Review of attachment 358015 [details] [review]: ++
Thanks Philip for the extra eyes :). (In reply to Philip Withnall from comment #4) > ::: src/tracker-extract/tracker-extract-mp3.c > @@ +1838,3 @@ > + /* We don't handle experimental cases */ > + if (experimental) { > + g_message ("[v24] Experimental MP3s are not extracted, doing nothing"); > > ooi, shouldn’t this be g_debug() rather than g_message()? Tracker executables have a special log handler that also manage visibility of g_message(). Would be nice to reduce/conflate logging levels but not too high priority :). (In reply to Philip Withnall from comment #5) > I think this code would benefit from merging parse_id3v23() and > parse_id3v24().
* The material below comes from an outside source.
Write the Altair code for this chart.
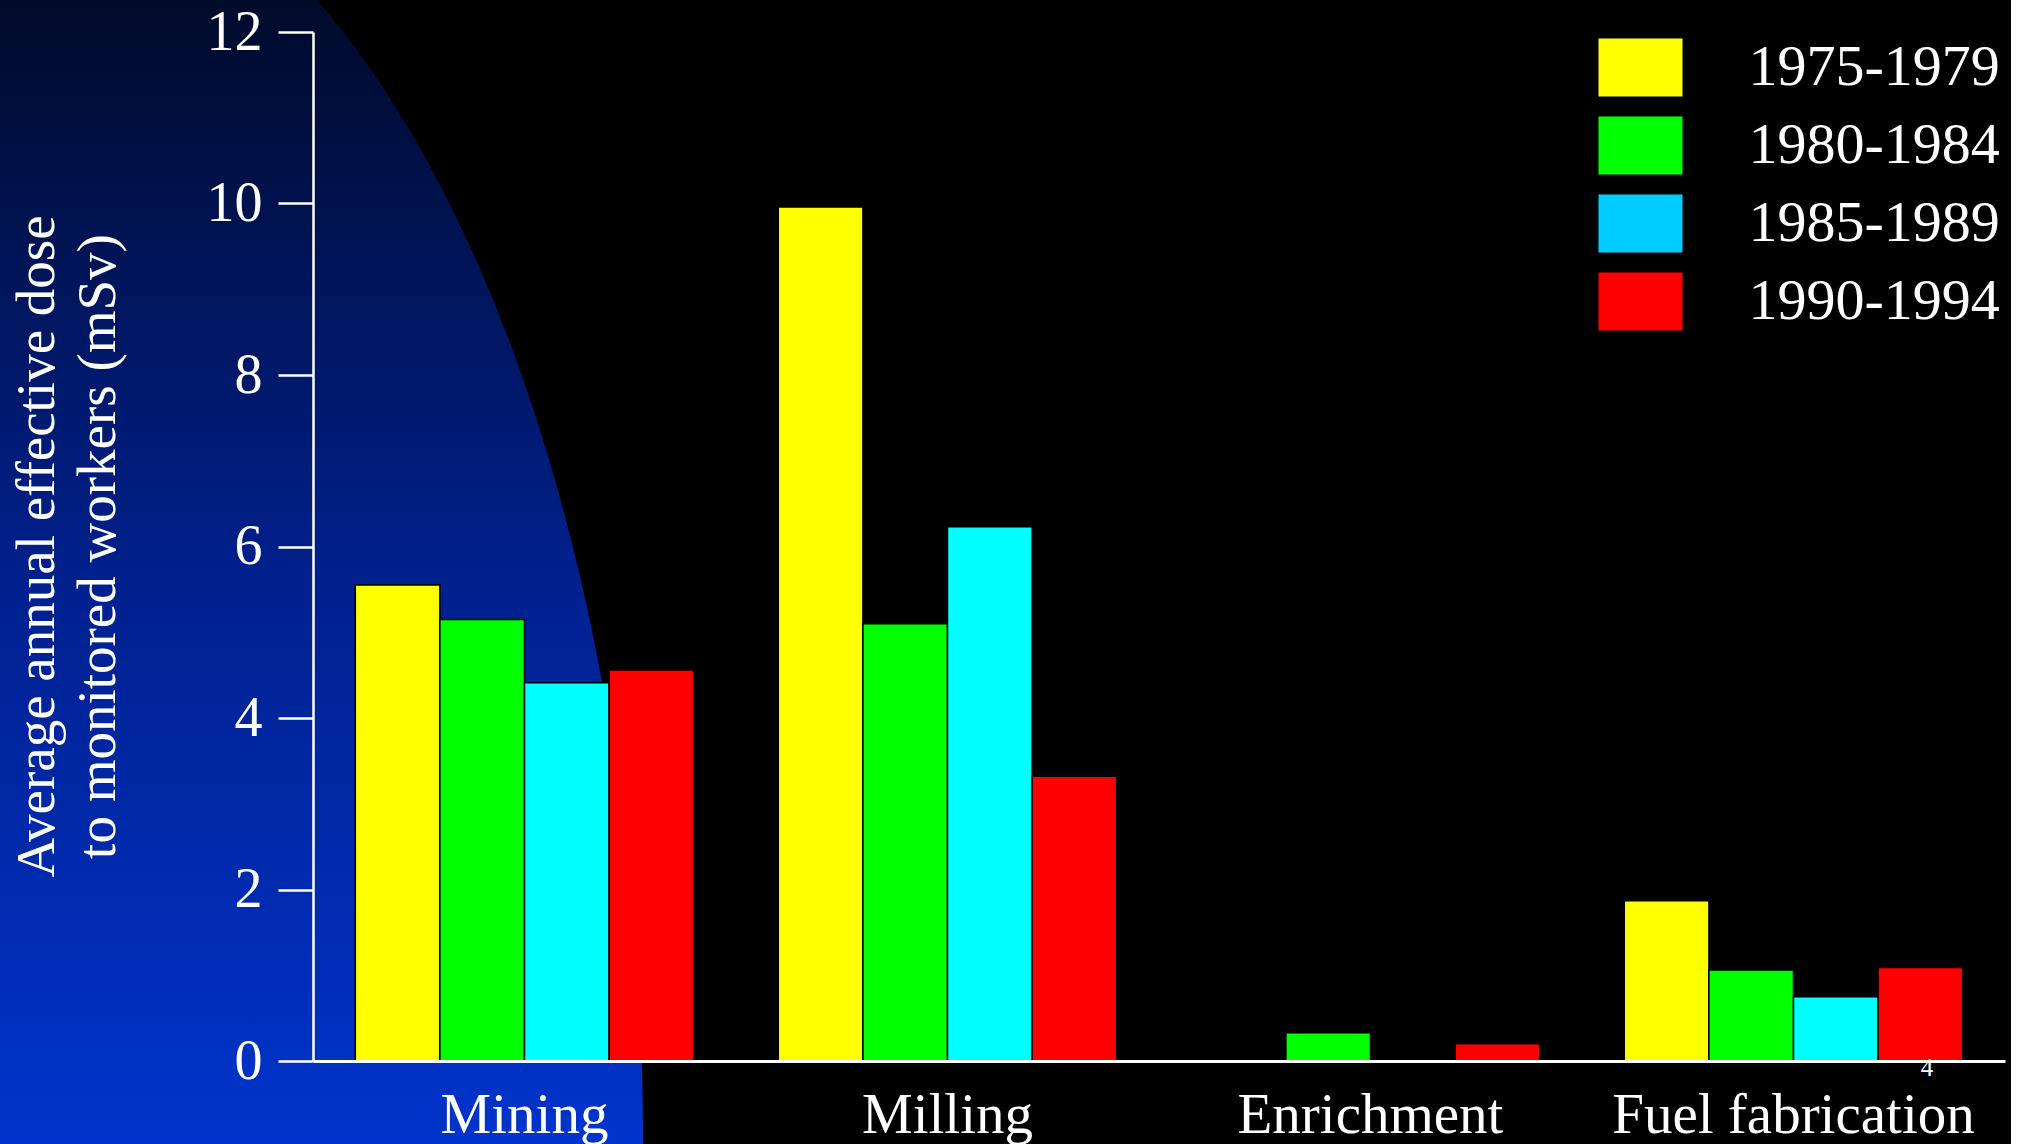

From comparing their implementations, the only differences > are: > • The sub-calls to get_id3v*_tags(). > • 5 lines of code around ‘We found a IDv2 footer’ in the v24 implementation. > • A missing `continue` after “[v23] Content size was 0, moving to next > frame” in the v23 implementation (I suspect this is a bug?). Oops, it is. > > Similarly, get_id3v*_tags() look almost identical, apart from a missing > (offset >= csize) check in the get_id3v23_tags() implementation (ID3V24_COMM > case). It would indeed be nice to put all that together... IIRC there's also frame/header incompatibilities, at least between ID3v20 and 2.3/2.4, but still easy enough to merge in a single codepath. (In reply to Philip Withnall from comment #6) > Review of attachment 358014 [details] [review] [review]: > > This looks good to me. The only non-obvious change is for (pos + frame_size > + csize > size) ⇒ (csize > size - frame_size - pos), where we want > (frame_size + pos <= size) otherwise we underflow. That’s guaranteed, > however, by the fact that: > • (pos + frame_size <= tsize + header_size) from the start of the loop > • (tsize + header_size <= size) from before entering the loop > • Hence (pos + frame_size <= size) Exactly :). The last patch making that an assert() should clear up all doubts to the casual reader.
Attachment 358013 [details] pushed as d7643db - extract/mp3: Check for experimental flag right after fetching flags Attachment 358014 [details] pushed as be8b267 - extract/mp3: Make clearer checks on offsets read from file Attachment 358015 [details] pushed as 2f3d04c - extract/mp3: Assert that the reader position is within mmap boundaries
(In reply to Carlos Garnacho from comment #9) > Thanks Philip for the extra eyes :).